It's a terrifying time: The president of the United States has been granted legal authority to hold anyone deemed a threat to the nation indefinitely, without trial, and even to order the assassination of U.S. citizens. In Congress, some legislators have seriously discussed the possibility of turning off the Internet in the name of national security. Reports surface daily of innocents kidnapped by U.S. agents and tortured in secret military prisons. And that's just this morning's RSS feed.
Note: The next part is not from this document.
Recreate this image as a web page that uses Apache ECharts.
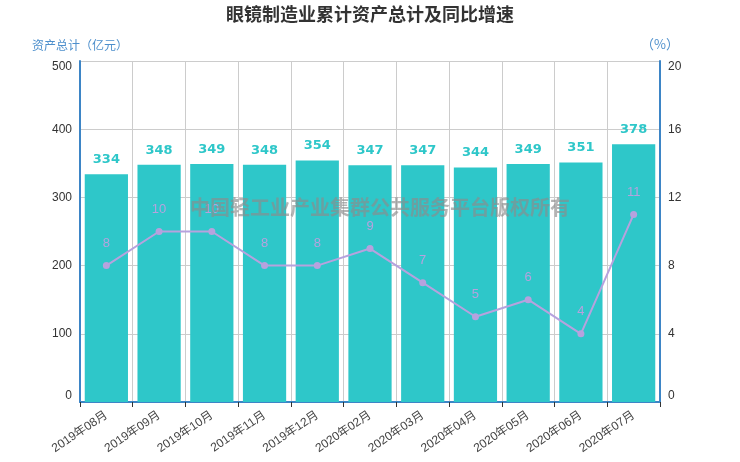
<!DOCTYPE html>
<html>
<head>
<meta charset="utf-8">
<script src="https://cdn.jsdelivr.net/npm/echarts@6/dist/echarts.min.js"></script>
<style>
  html, body { margin: 0; padding: 0; background: #fff; }
  #chart { width: 740px; height: 462px; }
</style>
</head>
<body>
<div id="chart"></div>
<script>
const months = ['2019年08月', '2019年09月', '2019年10月', '2019年11月', '2019年12月',
  '2020年02月', '2020年03月', '2020年04月', '2020年05月', '2020年06月', '2020年07月'];
const assets = [334, 348, 349, 348, 354, 347, 347, 344, 349, 351, 378];
const growth = [8, 10, 10, 8, 8, 9, 7, 5, 6, 4, 11];

const font = '"Microsoft YaHei", "Noto Sans CJK SC", sans-serif';
const numFont = 'Arial, "Liberation Sans", "Noto Sans CJK SC", sans-serif';
const axisBlue = '#3d85c6';

const chart = echarts.init(document.getElementById('chart'));

chart.setOption({
  backgroundColor: '#fff',
  textStyle: { fontFamily: font },
  title: {
    text: '眼镜制造业累计资产总计及同比增速',
    left: 'center',
    top: 0,
    textStyle: { fontSize: 18, fontWeight: 'bold', color: '#333', fontFamily: font }
  },
  grid: { left: 80, right: 80, top: 61, bottom: 60 },
  graphic: [{
    type: 'text',
    left: 190,
    top: 197,
    z: 100,
    style: {
      text: '中国轻工业产业集群公共服务平台版权所有',
      fill: 'rgba(140,140,140,0.65)',
      font: 'bold 20px ' + font
    }
  }],
  xAxis: {
    type: 'category',
    data: months,
    axisLine: { lineStyle: { color: axisBlue, width: 2 } },
    axisTick: { show: true, lineStyle: { color: '#333' } },
    axisLabel: { rotate: 34, color: '#444', fontSize: 12, margin: 12, fontFamily: numFont },
    splitLine: { show: true, lineStyle: { color: '#ccc' } }
  },
  yAxis: [{
    type: 'value',
    name: '资产总计（亿元）',
    nameGap: 10,
    nameTextStyle: { color: '#4d8fcc', fontSize: 12 },
    min: 0,
    max: 500,
    interval: 100,
    axisLine: { show: true, lineStyle: { color: axisBlue, width: 2 } },
    axisTick: { show: false },
    axisLabel: {
      color: '#333', fontSize: 12, fontFamily: numFont,
      verticalAlignMinLabel: 'bottom', verticalAlignMaxLabel: 'top'
    },
    splitLine: { lineStyle: { color: '#ccc' } }
  }, {
    type: 'value',
    name: '（%）',
    nameGap: 10,
    nameTextStyle: { color: '#4d8fcc', fontSize: 13 },
    min: 0,
    max: 20,
    interval: 4,
    axisLine: { show: true, lineStyle: { color: axisBlue, width: 2 } },
    axisTick: { show: false },
    axisLabel: {
      color: '#333', fontSize: 12, fontFamily: numFont,
      verticalAlignMinLabel: 'bottom', verticalAlignMaxLabel: 'top'
    },
    splitLine: { show: false }
  }],
  series: [{
    name: '资产总计',
    type: 'bar',
    data: assets,
    barCategoryGap: '18%',
    itemStyle: { color: '#2ec7c9' },
    label: {
      show: true,
      position: 'top',
      distance: 8,
      color: '#2ec7c9',
      fontSize: 13,
      fontWeight: 'bold',
      fontFamily: '"DejaVu Sans", Verdana, sans-serif'
    }
  }, {
    name: '同比增速',
    type: 'line',
    yAxisIndex: 1,
    data: growth,
    symbol: 'circle',
    symbolSize: 7,
    itemStyle: { color: '#b6a2de' },
    lineStyle: { color: '#b6a2de', width: 2 },
    label: {
      show: true,
      position: 'top',
      distance: 12,
      color: '#b6a2de',
      fontSize: 13,
      fontFamily: numFont
    }
  }]
});
</script>
</body>
</html>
In The North Plan, playwright Jason Wells takes the unchecked growth of America's security-surveillance-detention complex to its worst possible conclusion, as the U.S. government is torn asunder by a military coup and the flag-waving goons behind it begin rounding up anyone who might be a threat to the regime. The only hope for the future is a single State Department employee (Brian Patrick Monahan), who's ready to go public with the enemies list. But he's stuck in a small-town jail, and his only hope is the foulmouthed redneck waitress (Kate Eastwood Norris) he begs to sneak the list out from under the noses of a pair of Homeland Security thugs and expose the plan.
The North Plan is light entertainment at heart, leaning on creaky stereotypes and well-timed vulgarity for laughs and textbook thriller tropes for tension. All that elevates it above a Steven Soderbergh-directed Greater Tuna, besides Norris' endless bouncy energy and Tim True's spot-on performance as a small-town cop, is its awful plausibility. Like The Manchurian Candidate or Three Days of the Condor, Wells' drama is, right up to its abrupt and ambiguous conclusion, an escapist fantasy with no escape. You should leave the theater worried.
But you won't get any hint of that from Portland Center Stage, which has included in the show's program a frivolous essay on famous conspiracy theories that compares the play's authoritarian machinations to Roswell and the faked moon landing. It's as though Stanley Kubrick had kicked off Dr. Strangelove with a friendly ICBM puppet reminding us that nuclear annihilation isn't really likely. Not only is the frivolous tone unfair to the playwright, it's a dereliction of political responsibility.